**TASK INSTRUCTIONS**
Copy exactly the lines from the start of the material through the line with "curb_y = [1, 1, -1.5, -1.5, 1, 1]". Pictures stay out of the copy.

:: DATA SECTION

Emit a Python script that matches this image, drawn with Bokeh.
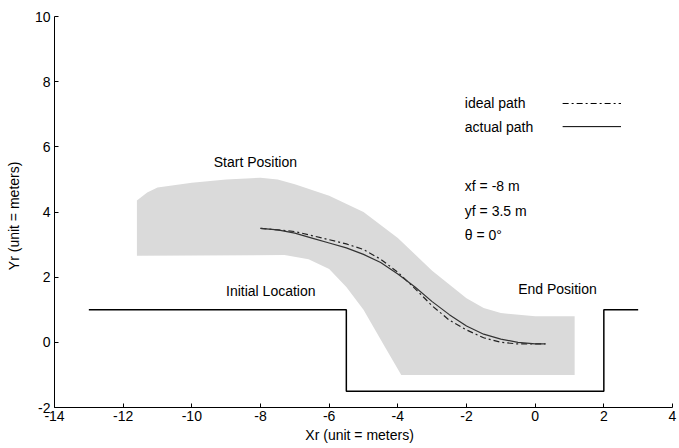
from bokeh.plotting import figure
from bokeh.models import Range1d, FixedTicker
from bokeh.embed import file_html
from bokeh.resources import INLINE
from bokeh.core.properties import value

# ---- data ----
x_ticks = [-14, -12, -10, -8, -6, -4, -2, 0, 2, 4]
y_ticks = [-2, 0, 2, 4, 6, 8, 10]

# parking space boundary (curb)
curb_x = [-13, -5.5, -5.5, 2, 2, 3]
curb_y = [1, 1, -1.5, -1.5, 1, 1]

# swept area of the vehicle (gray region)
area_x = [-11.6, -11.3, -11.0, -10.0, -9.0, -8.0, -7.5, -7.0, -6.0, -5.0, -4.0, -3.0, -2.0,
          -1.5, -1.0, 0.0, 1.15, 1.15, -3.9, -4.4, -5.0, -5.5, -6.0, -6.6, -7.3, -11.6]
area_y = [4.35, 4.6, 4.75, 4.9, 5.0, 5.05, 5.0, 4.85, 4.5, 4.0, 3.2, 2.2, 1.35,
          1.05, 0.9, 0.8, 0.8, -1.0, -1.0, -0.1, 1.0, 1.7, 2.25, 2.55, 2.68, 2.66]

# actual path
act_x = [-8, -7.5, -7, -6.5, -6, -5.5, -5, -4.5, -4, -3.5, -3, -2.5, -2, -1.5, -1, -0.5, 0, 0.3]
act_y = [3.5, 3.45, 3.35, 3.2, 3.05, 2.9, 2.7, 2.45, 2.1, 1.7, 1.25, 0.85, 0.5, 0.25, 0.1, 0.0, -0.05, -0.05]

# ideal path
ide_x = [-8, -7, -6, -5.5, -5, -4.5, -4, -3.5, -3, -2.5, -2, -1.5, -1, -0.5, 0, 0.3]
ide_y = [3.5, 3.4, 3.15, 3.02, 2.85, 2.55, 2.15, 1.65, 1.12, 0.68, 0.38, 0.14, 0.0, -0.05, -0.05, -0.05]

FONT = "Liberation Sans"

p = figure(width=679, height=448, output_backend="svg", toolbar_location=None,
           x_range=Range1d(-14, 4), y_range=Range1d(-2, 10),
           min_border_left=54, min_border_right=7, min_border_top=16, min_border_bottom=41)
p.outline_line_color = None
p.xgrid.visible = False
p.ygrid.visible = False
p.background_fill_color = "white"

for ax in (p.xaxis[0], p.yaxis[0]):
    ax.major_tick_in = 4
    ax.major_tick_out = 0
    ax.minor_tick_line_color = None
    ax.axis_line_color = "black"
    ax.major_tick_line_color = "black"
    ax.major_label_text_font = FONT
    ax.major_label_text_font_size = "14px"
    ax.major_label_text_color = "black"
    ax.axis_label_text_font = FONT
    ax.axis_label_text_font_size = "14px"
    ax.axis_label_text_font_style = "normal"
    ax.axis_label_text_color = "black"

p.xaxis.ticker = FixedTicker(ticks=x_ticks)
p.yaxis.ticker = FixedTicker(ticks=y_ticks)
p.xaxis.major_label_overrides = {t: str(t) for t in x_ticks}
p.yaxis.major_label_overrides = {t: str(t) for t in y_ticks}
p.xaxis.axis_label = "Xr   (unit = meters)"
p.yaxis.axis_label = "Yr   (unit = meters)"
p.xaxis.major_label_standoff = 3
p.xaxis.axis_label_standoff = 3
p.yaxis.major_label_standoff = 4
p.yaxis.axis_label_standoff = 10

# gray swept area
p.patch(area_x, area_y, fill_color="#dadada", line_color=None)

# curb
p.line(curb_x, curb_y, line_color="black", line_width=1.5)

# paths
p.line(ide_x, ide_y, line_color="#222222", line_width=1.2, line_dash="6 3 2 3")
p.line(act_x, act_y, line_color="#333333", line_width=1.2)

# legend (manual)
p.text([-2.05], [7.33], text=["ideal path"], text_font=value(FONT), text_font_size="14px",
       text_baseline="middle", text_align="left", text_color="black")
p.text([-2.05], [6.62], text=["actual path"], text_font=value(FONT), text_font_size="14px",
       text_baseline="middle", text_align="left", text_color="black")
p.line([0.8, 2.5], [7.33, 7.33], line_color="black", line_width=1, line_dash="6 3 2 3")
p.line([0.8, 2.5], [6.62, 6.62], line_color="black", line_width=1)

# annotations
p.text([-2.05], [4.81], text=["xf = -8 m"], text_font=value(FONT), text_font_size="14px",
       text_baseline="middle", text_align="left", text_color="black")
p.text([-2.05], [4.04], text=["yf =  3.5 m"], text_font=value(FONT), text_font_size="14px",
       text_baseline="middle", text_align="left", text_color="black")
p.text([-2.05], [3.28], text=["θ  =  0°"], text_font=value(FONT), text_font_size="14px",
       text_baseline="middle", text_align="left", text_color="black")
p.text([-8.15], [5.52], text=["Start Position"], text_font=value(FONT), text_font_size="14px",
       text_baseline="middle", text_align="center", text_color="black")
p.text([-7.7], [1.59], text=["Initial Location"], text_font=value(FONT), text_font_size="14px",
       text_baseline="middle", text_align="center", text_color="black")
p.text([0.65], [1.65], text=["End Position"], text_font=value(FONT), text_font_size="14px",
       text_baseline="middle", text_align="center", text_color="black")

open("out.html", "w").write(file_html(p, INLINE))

::::

**RESULT BELOW**
Emit a Python script that matches this image, drawn with Bokeh.
from bokeh.plotting import figure
from bokeh.models import Range1d, FixedTicker
from bokeh.embed import file_html
from bokeh.resources import INLINE
from bokeh.core.properties import value

# ---- data ----
x_ticks = [-14, -12, -10, -8, -6, -4, -2, 0, 2, 4]
y_ticks = [-2, 0, 2, 4, 6, 8, 10]

# parking space boundary (curb)
curb_x = [-13, -5.5, -5.5, 2, 2, 3]
curb_y = [1, 1, -1.5, -1.5, 1, 1]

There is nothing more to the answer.